Doing It All Yourself

Can I actually do what Pitch Dark Press has done?

Yes. That is not false modesty or a marketing line — it is the point. The tools exist. The platforms exist. The only things required are a clear creative vision, the willingness to learn a new working method, and enough conviction to publish without waiting for someone else's approval. None of those things require a publishing contract, an agent, or a budget.

How do I start working with AI as a creative tool?

Start small and stay in charge. Pick a project you already have a clear sense of — a short story, a chapter, a piece you've been stuck on — and use AI to work through it with you. Give it a brief. Push back on what doesn't work. Redirect it when it drifts. The goal is not to see what the AI produces. The goal is to see what you produce with the AI as your instrument. That distinction is everything.

What tools do I actually need?

Less than you think. A capable AI model — Claude, GPT-4, or similar — and a word processor will get you most of the way. For publishing, KDP handles print-on-demand and ebook distribution globally, at no upfront cost. For an imprint, all you strictly need is a name, a logo, and the will to use them consistently. Everything else — cover design tools, formatting software, website builders — can be layered in as the work demands it.

Do I need my own imprint?

You don't need one to publish. You need one if you want to publish with intent — as a recognisable, consistent creative enterprise rather than a series of disconnected titles. An imprint signals that you are building something, not just releasing something. It costs nothing to establish and everything to maintain. That cost is editorial rigour, consistency of voice, and a genuine point of view.

Choose a name, design a logo, register an ISBN prefix if publishing in print — Nielsen in the UK, Bowker in the US — and let the quality of what you publish do the rest. Amazon KDP gives you a free ISBN number if you publish through them. But you cannot use it on other platforms.

How do I build a web presence for my imprint?

You need two things: somewhere to present yourself, and somewhere to present your catalog. They don't have to be the same place — and there are advantages to keeping them separate.

For your main site, a platform like Wix gives you a professional presence without requiring technical knowledge. For your catalog — the live, updateable record of your published works — consider a separate, lightweight solution. Pitch Dark Press uses GitHub Pages for its Manifest: free, fast, version-controlled, and built collaboratively without a web developer.

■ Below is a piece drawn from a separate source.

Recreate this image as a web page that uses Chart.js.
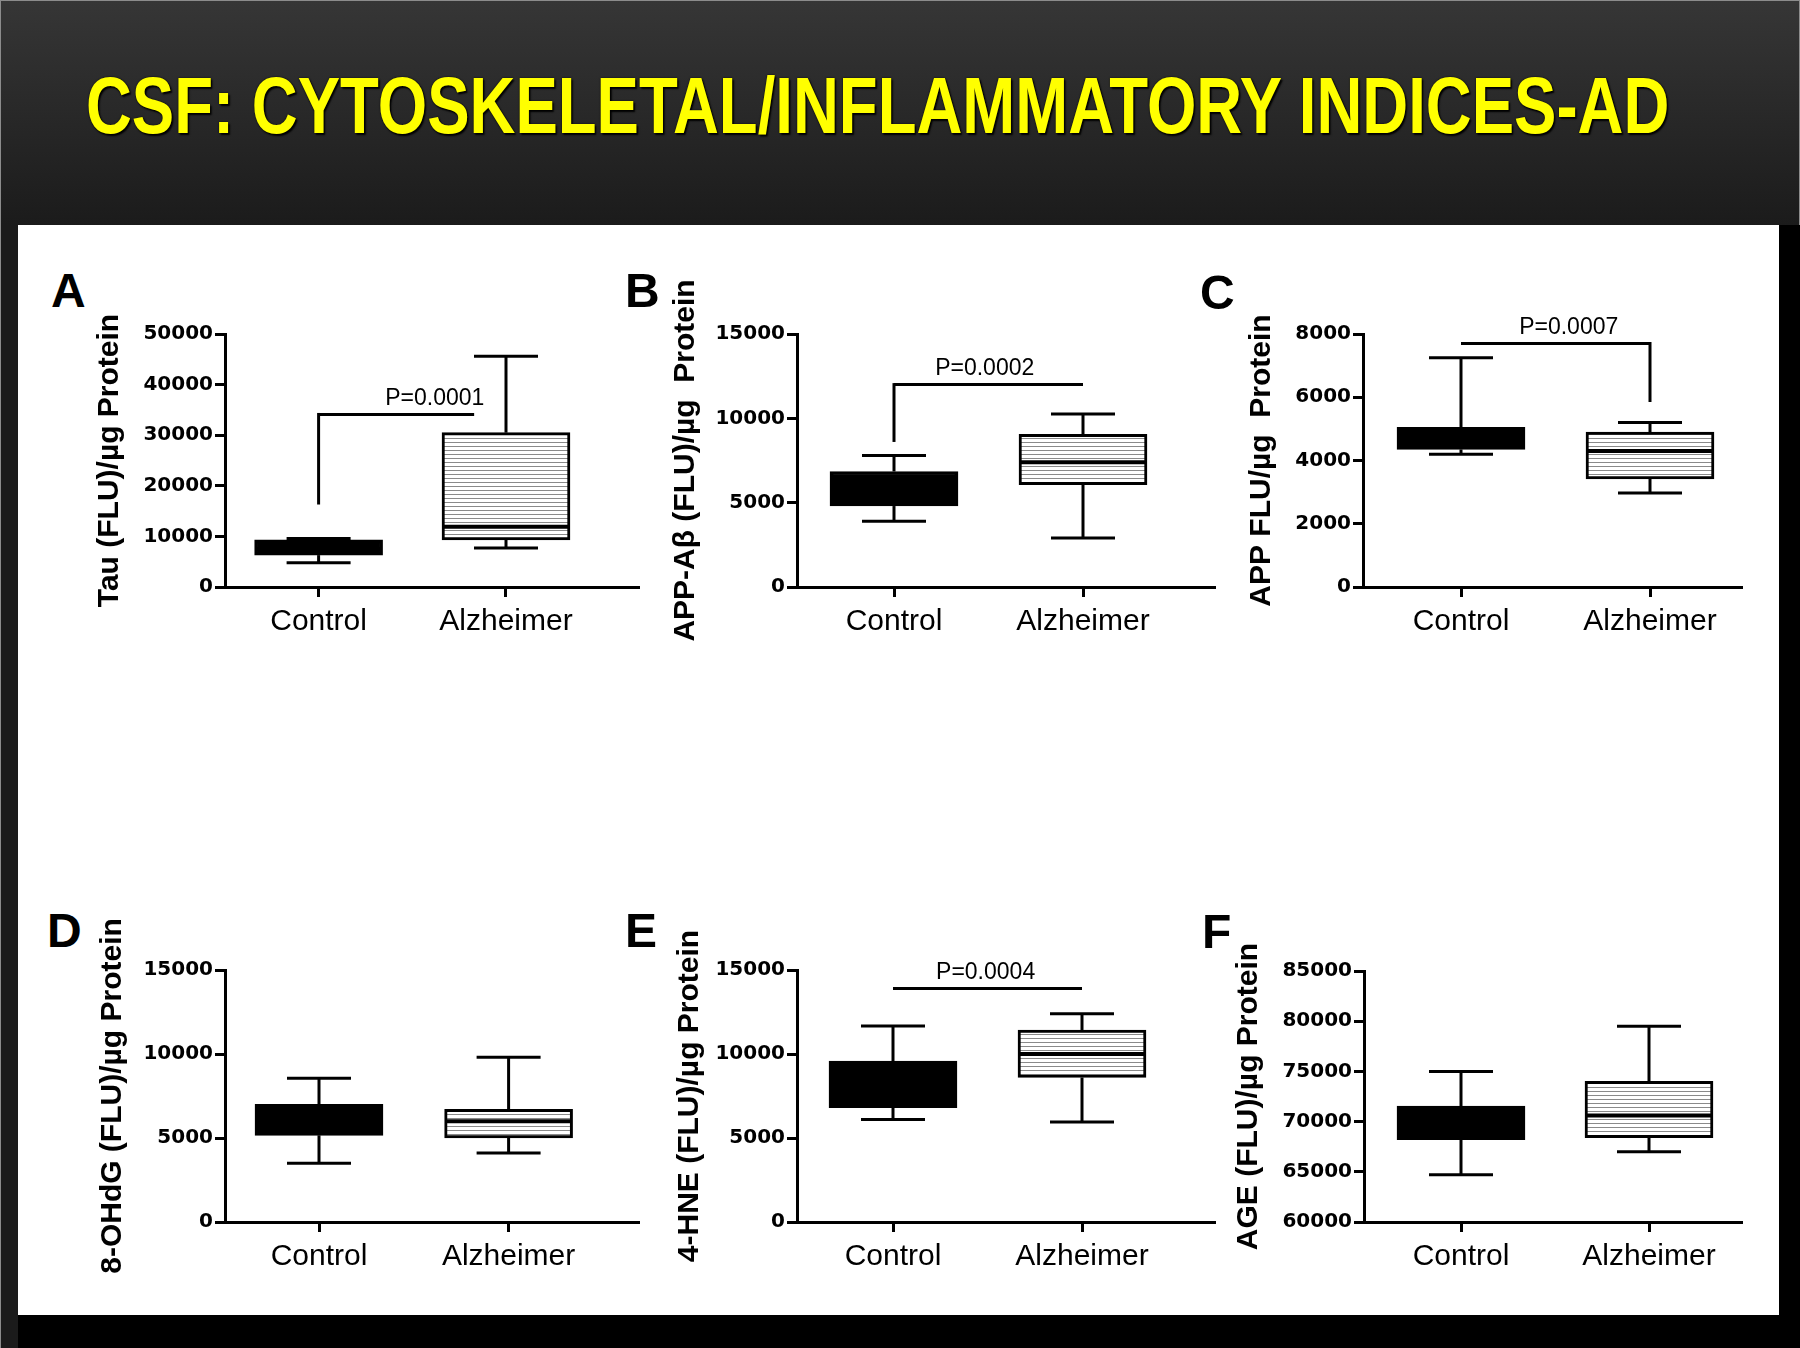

If you have a clear idea of what you want, the tools — and the AI — will help you build it.

What's the single most important piece of advice?

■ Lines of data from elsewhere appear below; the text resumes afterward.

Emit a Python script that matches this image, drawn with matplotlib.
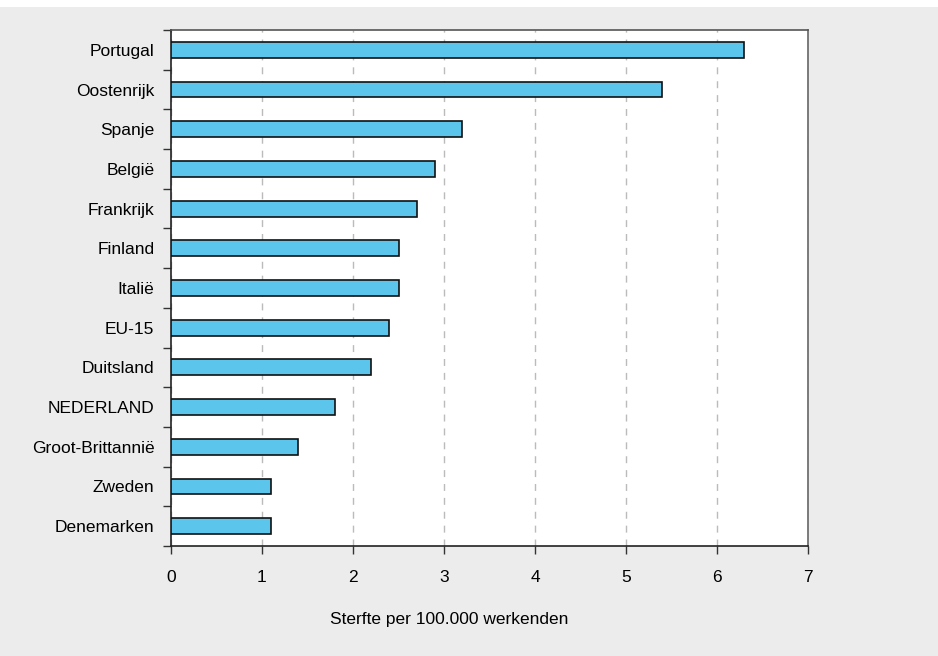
import matplotlib.pyplot as plt
from matplotlib.patches import Rectangle
import numpy as np

# data
landen = ['Portugal', 'Oostenrijk', 'Spanje', 'België', 'Frankrijk', 'Finland', 'Italië',
          'EU-15', 'Duitsland', 'NEDERLAND', 'Groot-Brittannië', 'Zweden', 'Denemarken']
sterfte = [6.3, 5.4, 3.2, 2.9, 2.7, 2.5, 2.5, 2.4, 2.2, 1.8, 1.4, 1.1, 1.1]
xticks = [0, 1, 2, 3, 4, 5, 6, 7]

plt.rcParams['font.family'] = ['Liberation Sans', 'DejaVu Sans']

fig = plt.figure(figsize=(9.38, 6.56), dpi=100)
fig.patch.set_facecolor('white')
# grijze achtergrond, witte strook bovenaan
fig.patches.append(Rectangle((0, 0), 1, 1 - 7 / 656, transform=fig.transFigure,
                             facecolor='#ebeceb', edgecolor='none', zorder=-10))

ax = fig.add_axes([171 / 938, 110 / 656, 637 / 938, 516 / 656])
ax.set_facecolor('white')

y = np.arange(len(landen))
ax.barh(y, sterfte, height=0.4, color='#5bc5eb', edgecolor='#111111', linewidth=1.2, zorder=3)

ax.set_ylim(len(landen) - 0.5, -0.5)
ax.set_xlim(0, 7)
ax.set_xticks(xticks)
ax.set_xticklabels([str(t) for t in xticks], fontsize=12.5)
ax.set_yticks(y)
ax.set_yticklabels(landen, fontsize=12.5)
ax.set_yticks(np.arange(len(landen) + 1) - 0.5, minor=True)
ax.tick_params(axis='y', which='major', length=0, pad=12)
ax.tick_params(axis='y', which='minor', length=6, width=1, color='#333333', direction='out')
ax.tick_params(axis='x', length=6, width=1, color='#333333', pad=11)

ax.grid(axis='x', linestyle=(0, (5, 5)), color='#bbbbbb', linewidth=1, zorder=1)

ax.spines['left'].set_color('#222222')
ax.spines['bottom'].set_color('#222222')
ax.spines['top'].set_color('#555555')
ax.spines['right'].set_color('#666666')
for s in ax.spines.values():
    s.set_linewidth(1.2)

ax.set_xlabel('Sterfte per 100.000 werkenden', fontsize=12.5)
# label staat iets links van het midden
ax.xaxis.set_label_coords(278 / 637, -0.127)

fig.savefig('out.png', dpi=100, facecolor=fig.get_facecolor())
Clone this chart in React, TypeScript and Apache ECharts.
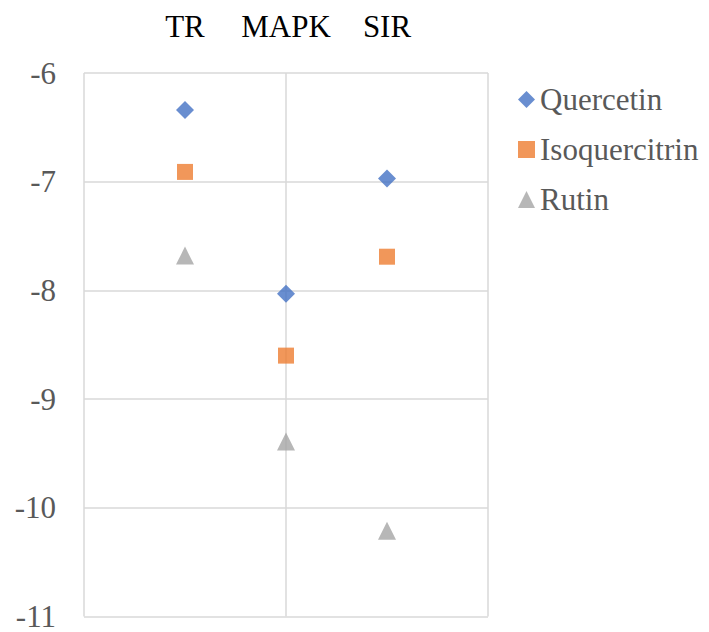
import React, { useEffect, useRef } from "react";
import * as echarts from "echarts";

const categories = ["TR", "MAPK", "SIR"];
const quercetin = [-6.34, -8.03, -6.97];
const isoquercitrin = [-6.91, -8.6, -7.69];
const rutin = [-7.68, -9.39, -10.21];
const yTicks = { min: -11, max: -6, interval: 1 };

export default function App() {
  const ref = useRef<HTMLDivElement>(null);
  useEffect(() => {
    if (!ref.current) return;
    const chart = echarts.init(ref.current, null, { renderer: "svg" });
    const toPoints = (vals: number[]) => vals.map((v, i) => [i + 1, v]);
    const font = "Times New Roman, Liberation Serif, serif";
    chart.setOption({
      animation: false,
      backgroundColor: "#ffffff",
      textStyle: { fontFamily: font },
      grid: { left: 84, right: 221, top: 73, bottom: 13, containLabel: false },
      legend: {
        orient: "vertical",
        left: 513,
        top: 79,
        itemWidth: 17,
        itemHeight: 17,
        itemGap: 19,
        textStyle: { fontFamily: font, fontSize: 31, color: "#595959" },
        data: ["Quercetin", "Isoquercitrin", "Rutin"],
      },
      xAxis: [
        {
          type: "value",
          min: 0,
          max: 4,
          interval: 2,
          position: "bottom",
          axisLine: { show: false },
          axisTick: { show: false },
          axisLabel: { show: false },
          splitLine: { show: true, lineStyle: { color: "#d9d9d9", width: 1.5 } },
        },
        {
          type: "category",
          position: "top",
          boundaryGap: false,
          data: ["", ...categories, ""],
          axisLine: { show: false },
          axisTick: { show: false },
          splitLine: { show: false },
          axisLabel: {
            interval: 0,
            margin: 31,
            fontFamily: font,
            fontSize: 31,
            color: "#000000",
          },
        },
      ],
      yAxis: {
        type: "value",
        min: yTicks.min,
        max: yTicks.max,
        interval: yTicks.interval,
        axisLine: { show: false },
        axisTick: { show: false },
        axisLabel: {
          margin: 28,
          fontFamily: font,
          fontSize: 31,
          lineHeight: 22,
          color: "#595959",
        },
        splitLine: { show: true, lineStyle: { color: "#d9d9d9", width: 1.5 } },
      },
      series: [
        {
          name: "Quercetin",
          type: "scatter",
          symbol: "diamond",
          symbolSize: 18,
          itemStyle: { color: "#4472C4" },
          data: toPoints(quercetin),
        },
        {
          name: "Isoquercitrin",
          type: "scatter",
          symbol: "rect",
          symbolSize: 16,
          itemStyle: { color: "#ED7D31" },
          data: toPoints(isoquercitrin),
        },
        {
          name: "Rutin",
          type: "scatter",
          symbol: "triangle",
          symbolSize: 18,
          itemStyle: { color: "#A5A5A5" },
          data: toPoints(rutin),
        },
      ],
    });
    return () => chart.dispose();
  }, []);
  return (
    <div
      ref={ref}
      style={{ position: "fixed", left: 0, top: 0, width: 709, height: 632, background: "#fff" }}
    />
  );
}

Publish. Not when it's perfect. Not when you're ready. Not when the industry gives you permission. Publish when the work is as good as you can honestly make it, and then stand behind it. Everything else — the tools, the workflow, the credits, the platforms — is in service of that one act. The rest is administration.

Publish and Be Damned

Pitch Dark Press

What is Pitch Dark Press?

Pitch Dark Press is an independent publishing imprint operated by Kev Martin — writer, former professional actor, and voice artist based in Devon, England. It publishes fiction and non-fiction across multiple genres, both sole-authored and in Proauthorist collaboration with AI.

What does "Publish and Be Damned" mean?

It is the motto of the imprint. It means: publish without waiting for permission, without softening the work for approval, without fear of consequence. The phrase has historical precedent — the Duke of Wellington used it when threatened with exposure. It has been repurposed here as a statement of creative and editorial intent.

What is the Pitch Dark Collective?

The Pitch Dark Collective is the designation used for works produced under the Proauthorist model — collaborative titles where human and AI worked together as a named creative partnership. The Collective is credited on the cover and copyright page of all qualifying works.

Proauthorism

How do I establish my own Proauthorist practice?

Three principles underpin the practice. First, transparency — be clear with yourself and your readers about how the work was made. Second, authority — you hold the creative vision; the AI executes within it. Third, accountability — the work is yours. Its quality, its failures, its successes. Once those three things are in place, the mechanics will follow naturally from the work itself.

How do I credit AI collaborators properly?

There is no single industry standard yet — which means you have the freedom to set your own. The Pitch Dark Press model uses named personas with specific creative roles, credited transparently on the copyright page and in any relevant metadata. The key requirement is honesty: don't obscure AI involvement, and don't overclaim it. Credit it as you would any significant creative collaborator, with the appropriate caveats about what that collaboration actually involved.

Is Proauthorism just a fancy word for using AI?

No. Proauthorism is a philosophy of creative authorship that happens to use AI as one of its tools. The distinction matters. Using AI to generate content is one thing. Using AI as a creative instrument — directed, challenged, edited, and overruled by a human author with a clear vision — is something else entirely. Proauthorism names and formalises the second thing, and insists on transparency about when it is happening.